David, son of Jesse, and later King of Judah spent much of his early life brilliantly evading King Saul, who was determined to capture and kill him. Again and again, David’s courage, bravado, and strategies foiled King Saul in spite of his superior resources.
On one occasion David sought refuge incognito in the Philistine city of Gath. This quickly turned out to be dangerous. Gath was the city ruled by King Achish whose servants said to him with alarm, “We recognize this man; he’s a king himself, and a mighty warrior” (1 Samuel 21:10 – 22:1).
At that point David sensed that his cover was blown. It was a walled city so how would he escape alive? Cleverly, he pretend he was insane, making marks on the doors of the gate, and letting saliva run down his beard.
The ruse worked: David was able to escape to the cave of Adullam, another Philistine site, and King Achish and his retinue were plenty happy to be rid of him.
The inscription that introduces Psalm 34 says this psalm is a reflection on that escape. How does David look back on his success? Does he deny any part in it? Does he exult? It’s hard not to feel some inner pleasure or even jubilation when we have made a move that has sprung us unscathed from a difficult problem or won acclaim for us.
So, when he is free to reflect on this or any of his many skillful escapes, often cheating death by a hair, where do his thoughts first go? The first verse of Psalm 34 may give the sense of the whole psalm: “I will praise the Lord at all times. / I will constantly speak his praises” (Psalm 34:1 NLT).
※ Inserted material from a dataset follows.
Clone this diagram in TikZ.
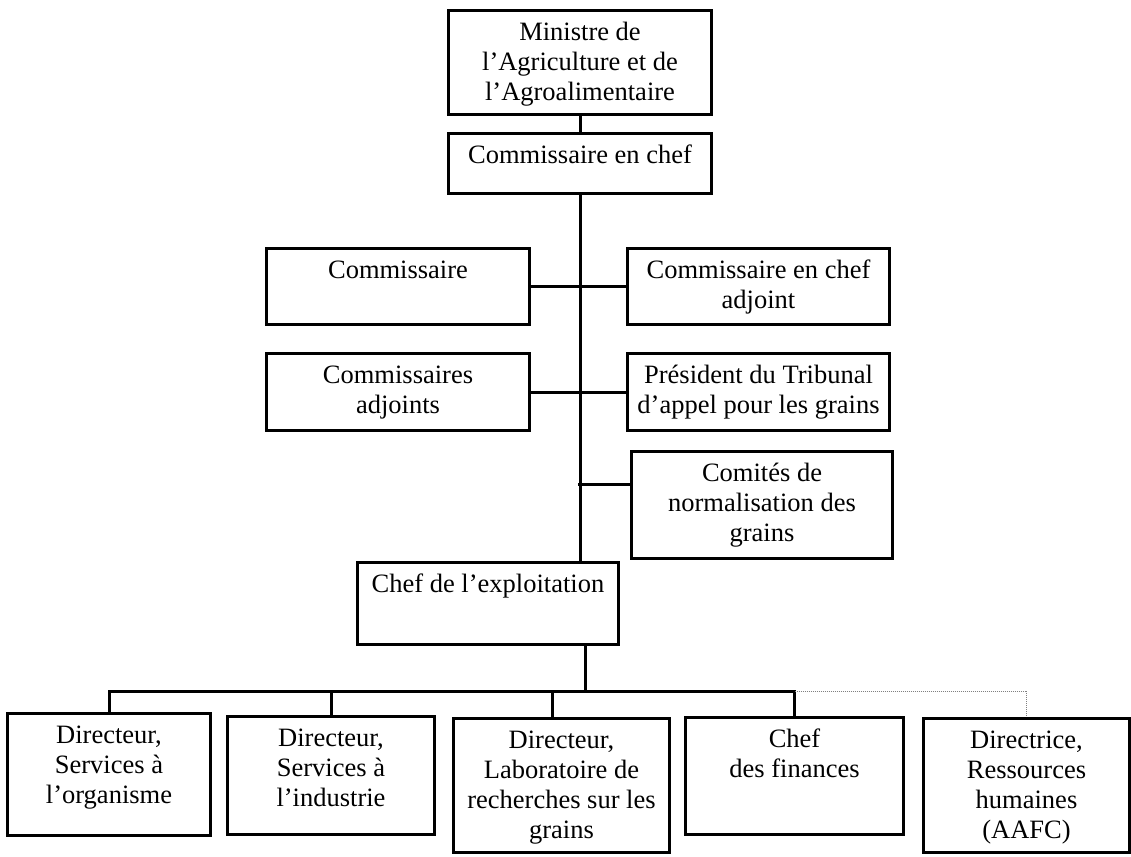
\documentclass[tikz,border=0pt]{standalone}
\usepackage{fontspec}
\setmainfont{Liberation Serif}
\usetikzlibrary{positioning}

% text of a box: width, height, lines (set at the top)
\newcommand{\orgtext}[3]{\parbox[c][#2pt][t]{#1pt}{\centering\vspace*{9pt}\strut #3\par}}

\begin{document}
\begin{tikzpicture}[x=1pt, y=-1pt, font=\fontsize{26.5}{30}\selectfont]
	
	% parameters
	\def\oline{3pt}       % line thickness
	
	\tikzset{
		unit/.style={draw, line width=\oline, inner sep=0pt, anchor=north west},
		link/.style={line width=\oline},
		dotlink/.style={line width=1pt, densely dotted, gray}
	}
	
	\useasboundingbox (0,0) rectangle (1131,856);
	
	% top of the chart
	\node[unit] (minister) at (447,9)   {\orgtext{263}{104}{Ministre de\\ l’Agriculture et de\\ l’Agroalimentaire}};
	\node[unit] (chief)    at (447,132) {\orgtext{263}{60}{Commissaire en chef}};
	
	% boxes on both sides of the trunk
	\node[unit] (comm)  at (265,247) {\orgtext{263}{76}{Commissaire}};
	\node[unit] (dep)   at (626,247) {\orgtext{262}{76}{Commissaire en chef\\ adjoint}};
	\node[unit] (adj)   at (265,352) {\orgtext{263}{77}{Commissaires\\ adjoints}};
	\node[unit] (pres)  at (626,352) {\orgtext{262}{77}{Président du Tribunal\\ d’appel pour les grains}};
	\node[unit] (comit) at (630,450) {\orgtext{261}{107}{Comités de\\ normalisation des\\ grains}};
	
	% operations
	\node[unit] (ops) at (356,561) {\orgtext{261}{82}{Chef de l’exploitation}};
	
	% directors (bottom row)
	\node[unit] (dir1) at (6,712)   {\orgtext{203}{122}{Directeur,\\ Services à\\ l’organisme}};
	\node[unit] (dir2) at (226,715) {\orgtext{207}{118}{Directeur,\\ Services à\\ l’industrie}};
	\node[unit] (lab)  at (452,717) {\orgtext{216}{134}{Directeur,\\ Laboratoire de\\ recherches sur les\\ grains}};
	\node[unit] (cfo)  at (684,716) {\orgtext{218}{117}{Chef\\ des finances}};
	\node[unit] (hr)   at (922,717) {\orgtext{206}{134}{Directrice,\\ Ressources\\ humaines\\ (AAFC)}};
	
	% trunk
	\draw[link] (minister) -- (chief);
	\draw[link] (chief.south) -- (chief.south |- ops.north);
	\draw[link] (comm.east) -- (dep.west);
	\draw[link] (adj.east) -- (pres.west);
	\coordinate (cj) at (578,484);
	\draw[link] (cj) -- (cj -| comit.west);
	
	% bar to the directors
	\coordinate (bar) at (585,691);
	\draw[link] (ops.south -| bar) -- (bar);
	\draw[link] (dir1.north) -- (dir1.north |- bar) -- (cfo.north |- bar) -- (cfo.north);
	\draw[link] (dir2.north |- bar) -- (dir2.north);
	\coordinate (labdrop) at (552,691);
	\draw[link] (labdrop) -- (labdrop |- lab.north);
	\draw[dotlink] (cfo.north |- bar) -- (hr.north |- bar) -- (hr.north);
	
\end{tikzpicture}
\end{document}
In my Bible, I have answered my question by shading every reference to God with a lead pencil. The nouns and pronouns referring to God occur 28 times in 22 verses. That page in my Bible looks like a bad case of measles.
“I sought the Lord and he answered me; he delivered me from all my fears” (Verse 4). “Come my children, listen to me; I will teach you the fear of the Lord” (verse 11). “A righteous man may have many troubles, but the Lord delivers him from them all” (verse 19). And on and on it goes.
In this psalm and many others David teaches us what it means to be a God-fearing man. He is a skilled fighter, a gifted commander of troops, a brilliant strategist, and over all an honorable man. Even if these skills were inborn he himself has polished them till they shone. But when he achieves success, without denying his part in it, he first gives all glory to God.
“A righteous man has many troubles, but the Lord delivers him from them all; / he protects all his bones, / not one of them is broken” (verses 19 and 20). That’s how David sees the escape he himself had managed. God gave him the wisdom he employed. The escape was above all by the grace and mercy of God. So, while being aware of and thankful for his achievement, all glory goes to God.